4.2 Additional Disclosures
In certain cases, consistent with the intended purpose or use, the actuary may need to make the following disclosures in addition to those in section 4.1:
a. When the actuary specifies a range of trend estimates, the actuary should disclose the basis of the range provided;
b. When the trend estimate is an update of a previous estimate, the actuary should disclose changes in assumptions, procedures, methods or models that the actuary believes might have a material impact on the trend estimate and the reasons for such changes to the extent known by the actuary. The actuary should consider whether, in the actuary’s professional judgement, it would be appropriate and practical to quantify the expected impact of such changes.
If, in the actuary’s professional judgment, the actuary has deviated materially from the guidance set forth elsewhere in this standard, the actuary can still comply with this standard by applying the following sections as appropriate:
4.3.1 Material Deviations to Comply with Applicable Law
If compliance with applicable law requires the actuary to deviate materially from the guidance set forth in this standard, the actuary should disclose that the assignment was prepared in compliance with applicable law, and the actuary should disclose the specific purpose of the assignment and indicate that the work product may not be appropriate for other purposes. The actuary should use professional judgment to determine whether additional disclosure would be appropriate in light of the purpose of the assignment and the intended users of the actuarial communication.
4.3.2 Other Material Deviations
The actuary’s communication should disclose any other material deviation from the guidance set forth in this standard.

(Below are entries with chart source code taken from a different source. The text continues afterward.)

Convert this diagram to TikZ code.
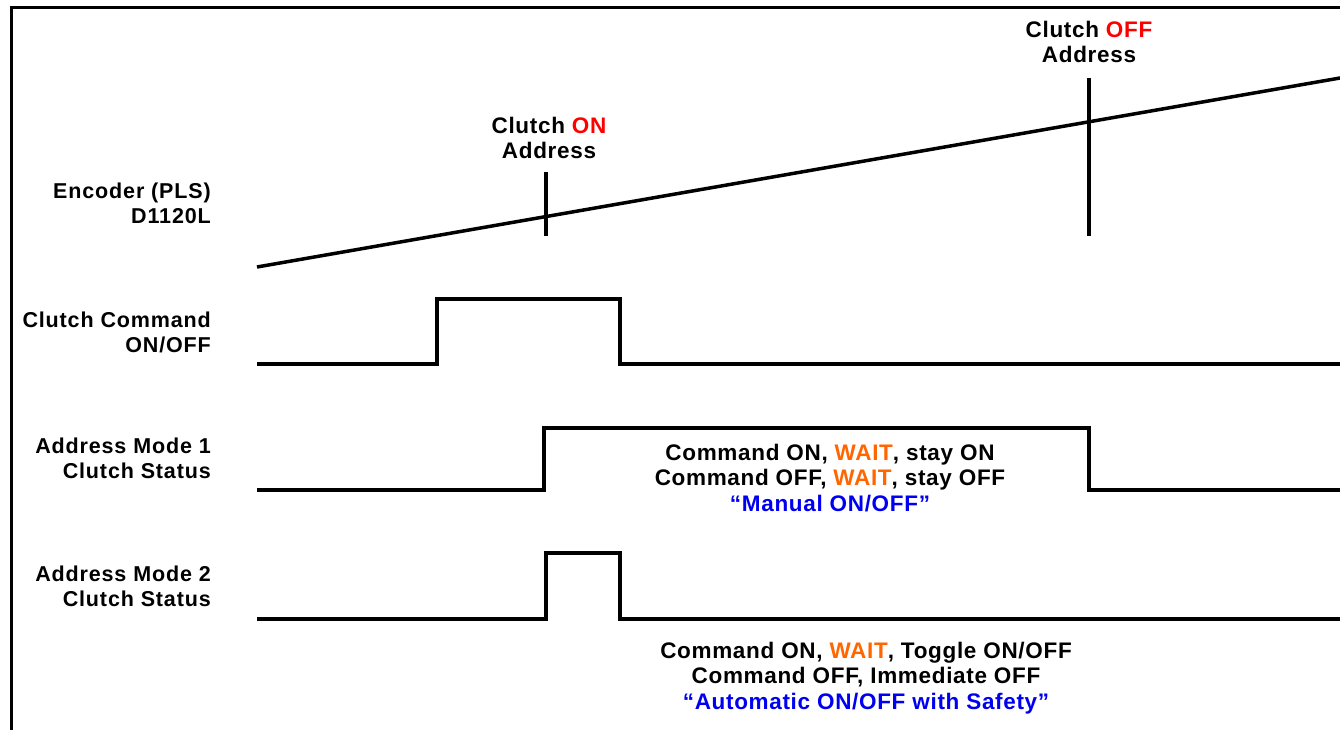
\documentclass[tikz,border=0pt]{standalone}
\usepackage{fontspec}
\setmainfont{Liberation Sans}
\definecolor{onred}{RGB}{255,0,0}
\definecolor{waitorange}{RGB}{255,102,0}
\definecolor{quoteblue}{RGB}{0,0,240}
\begin{document}
\begin{tikzpicture}[x=1pt,y=-1pt,
  sig/.style={line width=4pt, line join=miter},
  frame/.style={line width=3pt},
  lbl/.style={font=\bfseries\fontsize{21.5}{25}\selectfont\addfontfeature{LetterSpace=4}, inner sep=0pt, align=right, anchor=east},
  txt/.style={font=\bfseries\fontsize{22.5}{25.5}\selectfont\addfontfeature{LetterSpace=3}, inner sep=0pt, align=center}]
\useasboundingbox (0,0) rectangle (1340,730);
% frame
\draw[frame] (11,730) -- (11,8) -- (1340,8);
% left labels
\node[lbl] (enc) at (211,203) {Encoder (PLS)\\D1120L};
\node[lbl] (cmd) at (211,332) {Clutch Command\\ON/OFF};
\node[lbl] (m1) at (211,458) {Address Mode 1\\Clutch Status};
\node[lbl] (m2) at (211,586) {Address Mode 2\\Clutch Status};
% top labels
\node[txt] (onlbl) at (549,138) {Clutch \textcolor{onred}{ON}\\Address};
\node[txt] (offlbl) at (1089,42) {Clutch \textcolor{onred}{OFF}\\Address};
% encoder ramp
\coordinate (encA) at (257,267);
\coordinate (encB) at (1340,78);
\draw[sig, line width=3.5pt] (encA) -- (encB);
% address ticks
\coordinate (onT) at (546,172);
\coordinate (onB) at (546,236);
\coordinate (offT) at (1089,78);
\coordinate (offB) at (1089,236);
\draw[sig] (onT) -- (onB);
\draw[sig] (offT) -- (offB);
% descriptions
\node[txt] (d1) at (830,478) {Command ON, \textcolor{waitorange}{WAIT}, stay ON\\Command OFF, \textcolor{waitorange}{WAIT}, stay OFF\\\textcolor{quoteblue}{“Manual ON/OFF”}};
\node[txt] (d2) at (866,678) {Command ON, \textcolor{waitorange}{WAIT}, Toggle ON/OFF\\Command OFF, Immediate OFF\\\textcolor{quoteblue}{“Automatic ON/OFF with Safety”}};
% clutch command
\draw[sig] (257,364) -- (437,364) -- (437,299) -- (620,299) -- (620,364) -- (1340,364);
% mode 1
\draw[sig] (257,490) -- (544,490) -- (544,428) -- (1089,428) -- (1089,490) -- (1340,490);
% mode 2
\draw[sig] (257,619) -- (546,619) -- (546,553) -- (620,553) -- (620,619) -- (1340,619);
\end{tikzpicture}
\end{document}
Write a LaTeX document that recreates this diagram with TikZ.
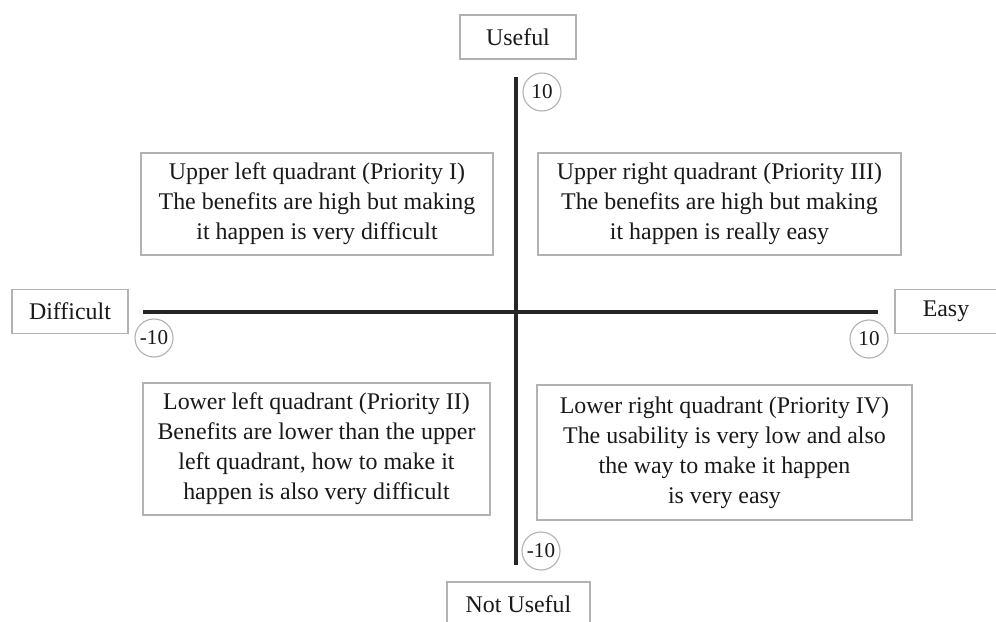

The actuary should consider whether, in the actuary’s professional judgment, it would be appropriate and practical to provide the reasons for, or to quantify the expected impact of, such deviation. The actuary should be prepared to explain the deviation to a principal, another actuary, or other intended users of the actuary’s communication. The actuary should also be prepared to justify the deviation to the actuarial profession’s disciplinary bodies.